### The problem:
From the records, pick out and copy each line containing "script".

[Records from a dataset]
+===+
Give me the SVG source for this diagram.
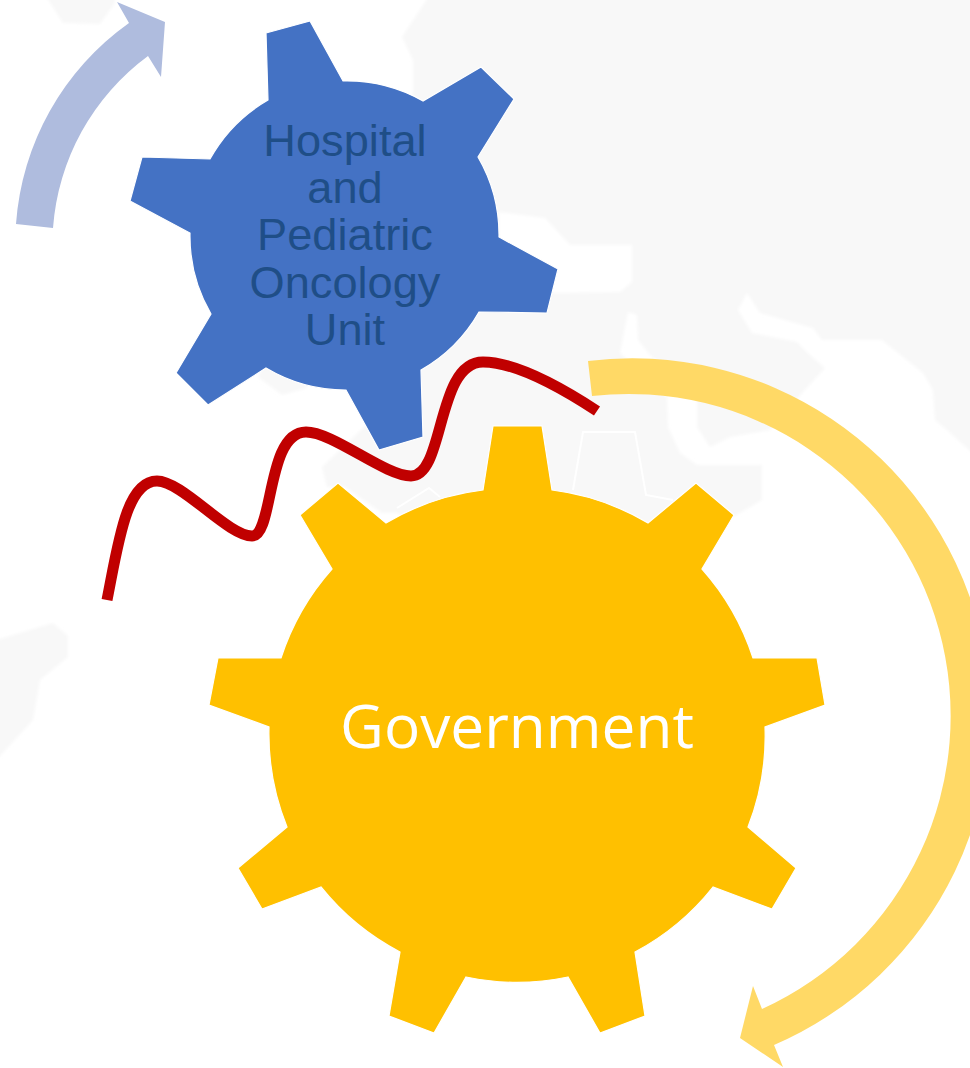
<svg xmlns="http://www.w3.org/2000/svg" width="970" height="1068" viewBox="0 0 970 1068">
<defs><filter id="soft" x="-5%" y="-5%" width="110%" height="110%"><feGaussianBlur stdDeviation="1.6"/></filter></defs>
<style>
.bg{fill:#f8f8f8;stroke:none}
.ghost{fill:none;stroke:#fff;stroke-width:2}
.gear{stroke:#fff;stroke-width:1.2;stroke-linejoin:miter}
.lbl1{font-family:"Liberation Sans",Arial,sans-serif;font-size:45.2px;fill:#1f4e87;text-anchor:middle}
.lbl2{font-family:"Open Sans","Noto Sans",sans-serif;font-size:60.3px;fill:#fff;text-anchor:middle}
</style>
<rect width="970" height="1068" fill="#fff"/>
<g id="background">
<g filter="url(#soft)">
<path class="bg" d="M433 -10L980 -10L980 460L947 430L935 420L933 390L923 373L903 357L882 340L822 340L813 328L760 313L747 293L738 310L752 333L797 342L810 355L825 368L803 392L770 430L730 437L710 447L697 427L697 397L650 355L638 340L637 315L628 312L620 353L667 397L668 427L680 453L697 465L762 465L762 500L733 517L517 600L397 513L382 513L345 487L327 487L322 467L363 428L370 420L345 300L413 93L413 60L402 37Z"/>
<path d="M499 212L545 218L570 245L632 245L632 282L620 292L555 293L500 270Z" fill="#fff"/>
<path class="bg" d="M258 377L282 395L307 388L300 350L270 350Z"/>
<path class="bg" d="M-10 642L53 623L68 636L68 657L40 680L33 720L-10 767Z"/>
<path class="bg" d="M42 -10L115 -10L115 3L100 24L63 23Z"/>
</g>
<path class="ghost" d="M573 490L583 432L635 432L646 495L673 500"/>
<path class="ghost" d="M397 508L429 488L440 497"/>
</g>
<g id="connectors">
<path id="arrow-blue" fill="#afbcde" d="M16 224A270 270 0 0 1 129 23L117 2L165 22L161 77L148 56A235 235 0 0 0 53 228Z"/>
<path id="arrow-gold" fill="#ffd966" d="M588 361A358 358 0 0 1 774 1045L783 1067L740 1038L753 986L762 1009A322 322 0 0 0 592 396Z"/>
<path id="wave" fill="none" stroke="#c00000" stroke-width="11" d="M107 600C118 545 126 481 157 481C182 481 228 536 252 536C274 536 266 432 306 432C333 432 385 476 411 476C445 476 436 362 483 362C517 362 565 390 597 411"/>
</g>
<g id="node-hospital">
<path class="gear" fill="#4472c4" d="M266 33L310 21L343 81A155 155 0 0 1 423 101L481 67L514 99L478 157A155 155 0 0 1 499 237L558 269L547 313L479 312A155 155 0 0 1 421 370L423 437L379 450L346 390A155 155 0 0 1 266 368L208 405L176 373L211 314A155 155 0 0 1 190 233L130 201L142 157L210 159A155 155 0 0 1 268 100Z"/>
<text class="lbl1" x="345" y="156">Hospital</text>
<text class="lbl1" x="345" y="203">and</text>
<text class="lbl1" x="345" y="250">Pediatric</text>
<text class="lbl1" x="345" y="298">Oncology</text>
<text class="lbl1" x="345" y="345">Unit</text>
</g>
<g id="node-government">
<path class="gear" fill="#ffc000" d="M493 426L542 426L552 490A249 249 0 0 1 648 523L696 483L734 515L702 569A249 249 0 0 1 753 658L817 658L825 705L765 727A249 249 0 0 1 748 827L796 868L772 909L713 887A249 249 0 0 1 635 952L645 1016L600 1033L568 977A249 249 0 0 1 466 977L434 1033L389 1016L400 952A249 249 0 0 1 321 887L262 909L238 868L287 827A249 249 0 0 1 269 727L209 705L218 658L281 658A249 249 0 0 1 332 569L300 515L338 483L386 523A249 249 0 0 1 483 490Z"/>
<text class="lbl2" x="517" y="748">Government</text>
</g>
</svg>
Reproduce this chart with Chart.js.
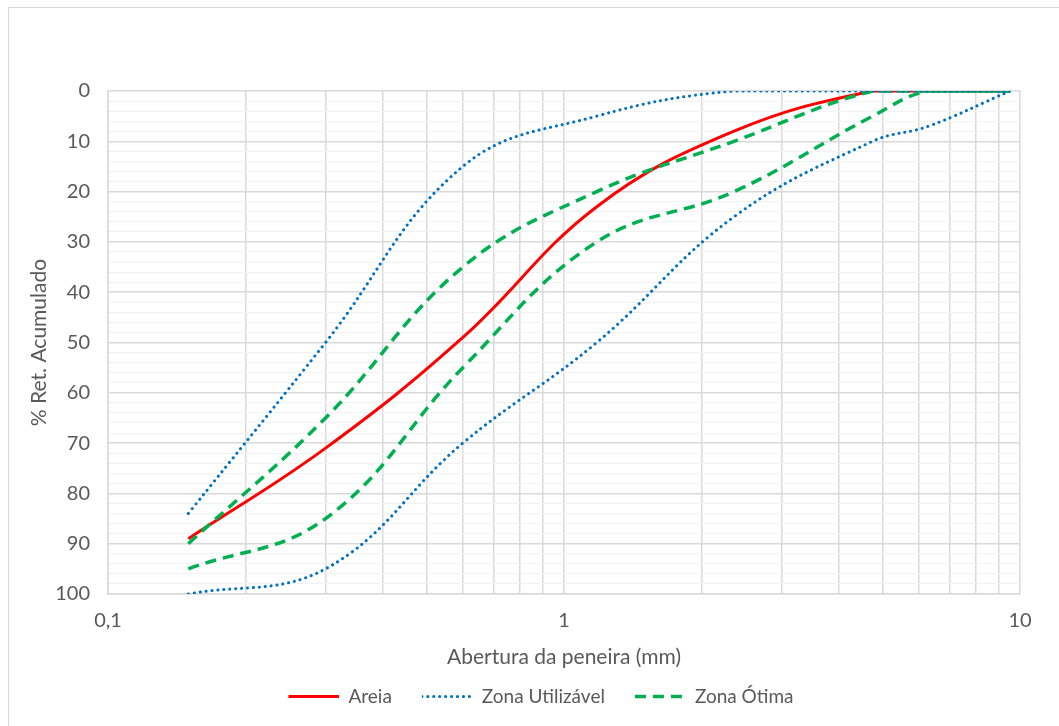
<!DOCTYPE html>
<html lang="pt">
<head>
<meta charset="UTF-8">
<title>Curva granulométrica</title>
<script src="https://cdn.jsdelivr.net/npm/chart.js"></script>
<style>
  html, body {
    margin: 0;
    padding: 0;
    background: #fff;
    overflow: hidden;
  }
  .frame {
    position: absolute;
    left: 8px;
    top: 7px;
    width: 1200px;
    height: 800px;
    border-top: 1px solid #d9d9d9;
    border-left: 1px solid #d9d9d9;
  }
  canvas {
    position: absolute;
    left: 0;
    top: 0;
  }
</style>
</head>
<body>

<div class="frame"></div>
<canvas id="curva" width="1059" height="726"></canvas>

<script>
// aberturas das peneiras (mm)
const peneiras = [0.15, 0.3, 0.6, 1.18, 2.36, 4.75, 6.3, 9.5];

const areia = [89, 71, 49, 23, 8, 0, 0, 0];
const utilizavelInf = [84, 50, 15, 5, 0, 0, 0, 0];
const utilizavelSup = [100, 95, 70, 50, 25, 10, 7, 0];
const otimaInf = [90, 65, 35, 20, 10, 0, 0, 0];
const otimaSup = [95, 85, 55, 30, 20, 5, 0, 0];

const xTicks = [0.1, 0.2, 0.3, 0.4, 0.5, 0.6, 0.7, 0.8, 0.9,
                1, 2, 3, 4, 5, 6, 7, 8, 9, 10];
const xLabels = { 0.1: '0,1', 1: '1', 10: '10' };

const toPoints = vals => vals.map((v, i) => ({ x: peneiras[i], y: v }));

const fontFamily = 'Lato, "Open Sans", sans-serif';
const textColor = '#595959';

// traços escolhidos para a amostra da legenda (retângulo de altura 0) sair limpa
const dotDash = [0.1, 5.84];
const greenDash = [11, 7];

function serie(label, vals, color, width, dash, cap, order, hidden) {
  return {
    label: label,
    data: toPoints(vals),
    borderColor: color,
    backgroundColor: color,
    borderWidth: width,
    borderDash: dash,
    borderCapStyle: cap,
    pointRadius: 0,
    tension: 0.4,
    fill: false,
    order: order,
    hideInLegend: hidden
  };
}

// centraliza a legenda na largura total, como no Excel
const shiftLegend = {
  id: 'shiftLegend',
  afterLayout(chart) {
    chart.legend.left += 22;
    chart.legend.right += 22;
  }
};

const ctx = document.getElementById('curva').getContext('2d');

new Chart(ctx, {
  type: 'line',
  data: {
    datasets: [
      serie('Areia', areia, '#ff0000', 3, [], 'butt', 5, false),
      serie('Zona Utilizável', utilizavelInf, '#0070c0', 3, dotDash, 'round', 1, false),
      serie('Zona Utilizável', utilizavelSup, '#0070c0', 3, dotDash, 'round', 2, true),
      serie('Zona Ótima', otimaInf, '#00b050', 3.5, greenDash, 'butt', 3, false),
      serie('Zona Ótima', otimaSup, '#00b050', 3.5, greenDash, 'butt', 4, true)
    ]
  },
  plugins: [shiftLegend],
  options: {
    responsive: false,
    animation: false,
    layout: {
      padding: { left: 18, right: 39, top: 91, bottom: 10 }
    },
    plugins: {
      tooltip: { enabled: false },
      legend: {
        position: 'bottom',
        labels: {
          font: { family: fontFamily, size: 19 },
          color: textColor,
          boxWidth: 50.5,
          boxHeight: 0,
          padding: 30,
          filter: (item, data) => !data.datasets[item.datasetIndex].hideInLegend,
          sort: (a, b) => a.datasetIndex - b.datasetIndex
        }
      }
    },
    scales: {
      x: {
        type: 'logarithmic',
        min: 0.1,
        max: 10,
        afterBuildTicks: scale => {
          scale.ticks = xTicks.map(v => ({ value: v }));
        },
        afterFit: scale => { scale.height = 63; },
        ticks: {
          autoSkip: false,
          maxRotation: 0,
          padding: 15,
          color: textColor,
          font: { family: fontFamily, size: 20 },
          callback: v => xLabels[v] || ''
        },
        grid: { color: '#d9d9d9', lineWidth: 1.5, drawTicks: false },
        border: { color: '#d9d9d9', width: 1.5 },
        title: {
          display: true,
          text: 'Abertura da peneira (mm)',
          color: textColor,
          font: { family: fontFamily, size: 21 },
          padding: { top: 0, bottom: -13 }
        }
      },
      y: {
        reverse: true,
        min: 0,
        max: 100,
        afterBuildTicks: scale => {
          const t = [];
          for (let v = 0; v <= 100; v += 2) t.push({ value: v });
          scale.ticks = t;
        },
        afterFit: scale => { scale.width = 90; },
        ticks: {
          autoSkip: false,
          padding: 18,
          color: textColor,
          font: { family: fontFamily, size: 20 },
          callback: v => (v % 10 === 0 ? String(v) : '')
        },
        grid: {
          drawTicks: false,
          lineWidth: c => (c.tick && c.tick.value % 10 === 0 ? 1.5 : 1),
          color: c => (c.tick && c.tick.value % 10 === 0 ? '#d9d9d9' : '#f2f2f2')
        },
        border: { color: '#d9d9d9', width: 1.5 },
        title: {
          display: true,
          text: '% Ret. Acumulado',
          color: textColor,
          font: { family: fontFamily, size: 21 },
          padding: { top: 9, bottom: 0 }
        }
      }
    }
  }
});
</script>

</body>
</html>
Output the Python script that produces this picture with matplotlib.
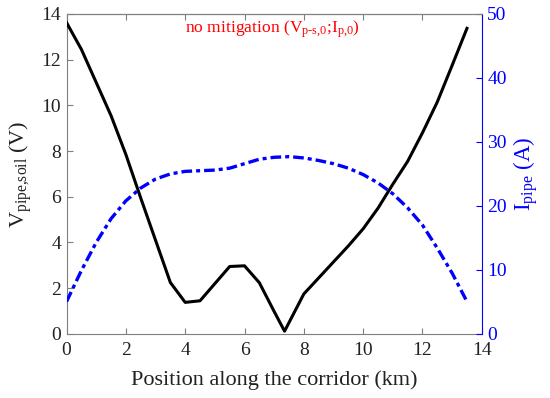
+===+
### Written solution:
<script src="https://cdn.jsdelivr.net/npm/chart.js"></script>
<script>
</script>
Output the Python script that produces this picture with matplotlib.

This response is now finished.